-- start of Stored data --

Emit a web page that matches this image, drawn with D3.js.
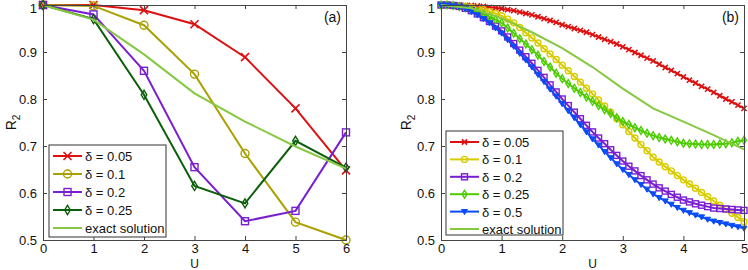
<!doctype html>
<html lang="en">
<head>
<meta charset="utf-8">
<title>R2 vs U</title>
<script src="https://cdn.jsdelivr.net/npm/d3@7"></script>
<style>
  body { margin: 0; background: #fff; }
  svg text { font-family: "Liberation Sans", Arial, sans-serif; fill: #111; }
</style>
</head>
<body>
<svg id="chart" width="748" height="270"></svg>
<script>
// ---------- data, panel (a) ----------
var uA = [0, 1, 2, 3, 4, 5, 6];
var a005 = [1.000, 1.000, 0.989, 0.959, 0.889, 0.780, 0.648];
var a010 = [1.000, 0.998, 0.957, 0.853, 0.684, 0.538, 0.500];
var a020 = [1.000, 0.980, 0.860, 0.655, 0.540, 0.562, 0.729];
var a025 = [1.000, 0.970, 0.809, 0.615, 0.578, 0.711, 0.654];
var aExact = [1.000, 0.969, 0.895, 0.812, 0.752, 0.699, 0.652];

// ---------- data, panel (b) ----------
var uB = d3.range(51).map(function(i) { return +(i / 10).toFixed(1); });
var b005 = [1.000, 1.000, 1.000, 1.000, 0.999, 0.999, 0.998, 0.997, 0.995, 0.994, 0.992,
            0.990, 0.988, 0.985, 0.982, 0.979, 0.975, 0.971, 0.967, 0.963, 0.958,
            0.954, 0.950, 0.946, 0.942, 0.937, 0.932, 0.927, 0.922, 0.917, 0.911,
            0.905, 0.899, 0.893, 0.887, 0.881, 0.874, 0.867, 0.861, 0.854, 0.847,
            0.840, 0.834, 0.827, 0.821, 0.814, 0.807, 0.800, 0.794, 0.787, 0.780];
var b010 = [1.000, 1.000, 0.999, 0.998, 0.997, 0.995, 0.993, 0.990, 0.986, 0.982, 0.977,
            0.970, 0.962, 0.952, 0.941, 0.930, 0.919, 0.907, 0.896, 0.884, 0.872,
            0.860, 0.848, 0.836, 0.823, 0.811, 0.798, 0.785, 0.772, 0.758, 0.745,
            0.731, 0.717, 0.703, 0.690, 0.676, 0.666, 0.656, 0.647, 0.637, 0.628,
            0.619, 0.610, 0.601, 0.592, 0.583, 0.574, 0.566, 0.557, 0.548, 0.539];
var b020 = [1.000, 1.000, 0.999, 0.997, 0.993, 0.988, 0.981, 0.973, 0.965, 0.955, 0.945,
            0.932, 0.918, 0.904, 0.890, 0.876, 0.861, 0.846, 0.830, 0.815, 0.800,
            0.786, 0.772, 0.758, 0.744, 0.730, 0.717, 0.705, 0.692, 0.680, 0.668,
            0.657, 0.647, 0.637, 0.628, 0.619, 0.611, 0.604, 0.597, 0.591, 0.585,
            0.581, 0.577, 0.574, 0.571, 0.568, 0.567, 0.566, 0.565, 0.564, 0.563];
var b025 = [1.000, 1.000, 0.999, 0.997, 0.994, 0.990, 0.986, 0.981, 0.975, 0.969, 0.962,
            0.951, 0.940, 0.928, 0.917, 0.905, 0.893, 0.880, 0.868, 0.855, 0.843,
            0.833, 0.823, 0.814, 0.804, 0.795, 0.786, 0.777, 0.769, 0.760, 0.752,
            0.746, 0.739, 0.733, 0.727, 0.722, 0.718, 0.715, 0.712, 0.709, 0.706,
            0.705, 0.704, 0.703, 0.703, 0.703, 0.704, 0.705, 0.707, 0.710, 0.712];
var b050 = [1.000, 1.000, 0.998, 0.996, 0.992, 0.986, 0.979, 0.971, 0.962, 0.951, 0.940,
            0.926, 0.912, 0.897, 0.883, 0.868, 0.852, 0.837, 0.821, 0.806, 0.790,
            0.775, 0.760, 0.745, 0.730, 0.715, 0.702, 0.688, 0.675, 0.662, 0.650,
            0.639, 0.628, 0.618, 0.608, 0.598, 0.590, 0.583, 0.576, 0.569, 0.563,
            0.558, 0.553, 0.549, 0.544, 0.540, 0.537, 0.534, 0.531, 0.528, 0.525];
var uExactB = [0, 0.5, 1, 1.5, 2, 2.5, 3, 3.5, 4, 4.5, 5];
var bExact = [1.000, 0.993, 0.972, 0.942, 0.908, 0.868, 0.822, 0.780, 0.752, 0.723, 0.693];

var yTicks = [0.5, 0.6, 0.7, 0.8, 0.9, 1];

var svg = d3.select("#chart");

function zip(xs, ys) { return xs.map(function(x, i) { return [x, ys[i]]; }); }

function marker(g, type, x, y, s, color) {
  if (type == "x") {
    g.append("path").attr("d", "M" + (x - s) + "," + (y - s) + "L" + (x + s) + "," + (y + s) +
        "M" + (x - s) + "," + (y + s) + "L" + (x + s) + "," + (y - s))
      .attr("stroke", color).attr("stroke-width", 1.6).attr("fill", "none");
  } else if (type == "o") {
    g.append("circle").attr("cx", x).attr("cy", y).attr("r", s)
      .attr("stroke", color).attr("stroke-width", 1.4).attr("fill", "none");
  } else if (type == "s") {
    g.append("rect").attr("x", x - s).attr("y", y - s).attr("width", 2 * s).attr("height", 2 * s)
      .attr("stroke", color).attr("stroke-width", 1.4).attr("fill", "none");
  } else if (type == "d") {
    g.append("path").attr("d", "M" + x + "," + (y - s * 1.3) + "L" + (x + s * 0.8) + "," + y +
        "L" + x + "," + (y + s * 1.3) + "L" + (x - s * 0.8) + "," + y + "Z")
      .attr("stroke", color).attr("stroke-width", 1.4).attr("fill", "none");
  } else if (type == "v") {
    g.append("path").attr("d", "M" + (x - s) + "," + (y - s * 0.7) + "L" + (x + s) + "," + (y - s * 0.7) +
        "L" + x + "," + (y + s) + "Z")
      .attr("fill", color).attr("stroke", color).attr("stroke-width", 1);
  }
}

function panel(opt) {
  var x = d3.scaleLinear().domain(opt.xDomain).range([opt.left, opt.right]);
  var y = d3.scaleLinear().domain([0.5, 1]).range([opt.bottom, opt.top]);
  var g = svg.append("g");

  g.append("rect").attr("x", opt.left).attr("y", opt.top)
    .attr("width", opt.right - opt.left).attr("height", opt.bottom - opt.top)
    .attr("fill", "#fff");

  // series
  var clip = "clip" + opt.name;
  svg.append("clipPath").attr("id", clip).append("rect")
    .attr("x", opt.left - 6).attr("y", opt.top - 6)
    .attr("width", opt.right - opt.left + 12).attr("height", opt.bottom - opt.top + 12);
  var sg = g.append("g").attr("clip-path", "url(#" + clip + ")");
  var line = d3.line().x(function(d) { return x(d[0]); }).y(function(d) { return y(d[1]); });
  opt.series.forEach(function(s) {
    sg.append("path").datum(zip(s.u, s.v)).attr("d", line)
      .attr("fill", "none").attr("stroke", s.color).attr("stroke-width", s.width);
    if (s.mark) {
      s.u.forEach(function(u, i) { marker(sg, s.mark, x(u), y(s.v[i]), s.size, s.color); });
    }
  });

  // axes (ticks inward, on all four sides)
  var tl = 4;
  g.append("g").attr("transform", "translate(0," + opt.bottom + ")")
    .call(d3.axisBottom(x).ticks(opt.xDomain[1]).tickSize(-tl).tickPadding(4).tickFormat(d3.format("d")));
  g.append("g").attr("transform", "translate(0," + opt.top + ")")
    .call(d3.axisTop(x).ticks(opt.xDomain[1]).tickSize(-tl).tickFormat(""));
  var yAxis = g.append("g").attr("transform", "translate(" + opt.left + ",0)")
    .call(d3.axisLeft(y).tickValues(yTicks).tickSize(-tl).tickPadding(6).tickFormat(d3.format("~g")));
  g.append("g").attr("transform", "translate(" + opt.right + ",0)")
    .call(d3.axisRight(y).tickValues(yTicks).tickSize(-tl).tickFormat(""));
  g.selectAll(".domain").attr("stroke", "#444");
  g.selectAll(".tick line").attr("stroke", "#444");
  g.selectAll(".tick text").style("font-size", "13px").attr("fill", "#111");
  // top label "1" sits at the very edge; nudge it down a touch so it stays visible
  yAxis.selectAll(".tick").filter(function(d) { return d == 1; }).select("text").attr("dy", "0.55em");

  // labels
  g.append("text").attr("x", (opt.left + opt.right) / 2).attr("y", 268)
    .attr("text-anchor", "middle").style("font-size", "12px").text("U");
  var yl = g.append("text").attr("transform", "translate(" + opt.ylabelX + "," + ((opt.top + opt.bottom) / 2) + ") rotate(-90)")
    .attr("text-anchor", "middle").style("font-size", "14px");
  yl.append("tspan").text("R");
  yl.append("tspan").attr("dy", 4).style("font-size", "10px").text("2");
  g.append("text").attr("x", opt.right - 5).attr("y", opt.top + 17)
    .attr("text-anchor", "end").style("font-size", "14px").text(opt.tag);

  // legend
  var L = opt.legend;
  var lg = g.append("g");
  lg.append("rect").attr("x", L.x).attr("y", L.y).attr("width", L.w).attr("height", L.h)
    .attr("fill", "#fff").attr("stroke", "#333").attr("stroke-width", 1);
  opt.series.forEach(function(s, i) {
    var yy = L.y + 11 + i * L.step;
    lg.append("line").attr("x1", L.x + 4).attr("x2", L.x + 33).attr("y1", yy).attr("y2", yy)
      .attr("stroke", s.color).attr("stroke-width", s.width);
    if (s.mark) marker(lg, s.mark, L.x + 18.5, yy, s.size, s.color);
    lg.append("text").attr("x", L.x + 36).attr("y", yy + 5).style("font-size", "13px").text(s.label);
  });
}

panel({
  name: "a", tag: "(a)", xDomain: [0, 6],
  left: 43, right: 346, top: 5, bottom: 240, ylabelX: 16,
  legend: { x: 49, y: 145, w: 117, h: 92, step: 18 },
  series: [
    { u: uA, v: a005, color: "#dd1111", width: 2, mark: "x", size: 4, label: "\u03b4 = 0.05" },
    { u: uA, v: a010, color: "#aaa000", width: 2, mark: "o", size: 4, label: "\u03b4 = 0.1" },
    { u: uA, v: a020, color: "#7a1ed2", width: 2, mark: "s", size: 3.5, label: "\u03b4 = 0.2" },
    { u: uA, v: a025, color: "#0b5f0b", width: 2, mark: "d", size: 3.5, label: "\u03b4 = 0.25" },
    { u: uA, v: aExact, color: "#86c840", width: 2, mark: null, label: "exact solution" }
  ]
});

panel({
  name: "b", tag: "(b)", xDomain: [0, 5],
  left: 441, right: 744, top: 5, bottom: 240, ylabelX: 411,
  legend: { x: 446, y: 131, w: 117, h: 104, step: 17.4 },
  series: [
    { u: uB, v: b005, color: "#dd1111", width: 2, mark: "x", size: 2.6, label: "\u03b4 = 0.05" },
    { u: uB, v: b010, color: "#d8cc00", width: 2, mark: "o", size: 3, label: "\u03b4 = 0.1" },
    { u: uB, v: b020, color: "#7a1ed2", width: 2, mark: "s", size: 3, label: "\u03b4 = 0.2" },
    { u: uB, v: b025, color: "#4ccc00", width: 2, mark: "d", size: 3, label: "\u03b4 = 0.25" },
    { u: uB, v: b050, color: "#0a4cf5", width: 2, mark: "v", size: 3, label: "\u03b4 = 0.5" },
    { u: uExactB, v: bExact, color: "#86c840", width: 2, mark: null, label: "exact solution" }
  ]
});
</script>
</body>
</html>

-- end of Stored data --

> [Description of the task]
Leave out any pictures and return exactly the lines from the beginning of the data through the line with "var aExact = [1.000, 0.969, 0.895, 0.812, 0.752, 0.699, 0.652];", inclusive.

> [Solution below]
Emit a web page that matches this image, drawn with D3.js.
<!doctype html>
<html lang="en">
<head>
<meta charset="utf-8">
<title>R2 vs U</title>
<script src="https://cdn.jsdelivr.net/npm/d3@7"></script>
<style>
  body { margin: 0; background: #fff; }
  svg text { font-family: "Liberation Sans", Arial, sans-serif; fill: #111; }
</style>
</head>
<body>
<svg id="chart" width="748" height="270"></svg>
<script>
// ---------- data, panel (a) ----------
var uA = [0, 1, 2, 3, 4, 5, 6];
var a005 = [1.000, 1.000, 0.989, 0.959, 0.889, 0.780, 0.648];
var a010 = [1.000, 0.998, 0.957, 0.853, 0.684, 0.538, 0.500];
var a020 = [1.000, 0.980, 0.860, 0.655, 0.540, 0.562, 0.729];
var a025 = [1.000, 0.970, 0.809, 0.615, 0.578, 0.711, 0.654];
var aExact = [1.000, 0.969, 0.895, 0.812, 0.752, 0.699, 0.652];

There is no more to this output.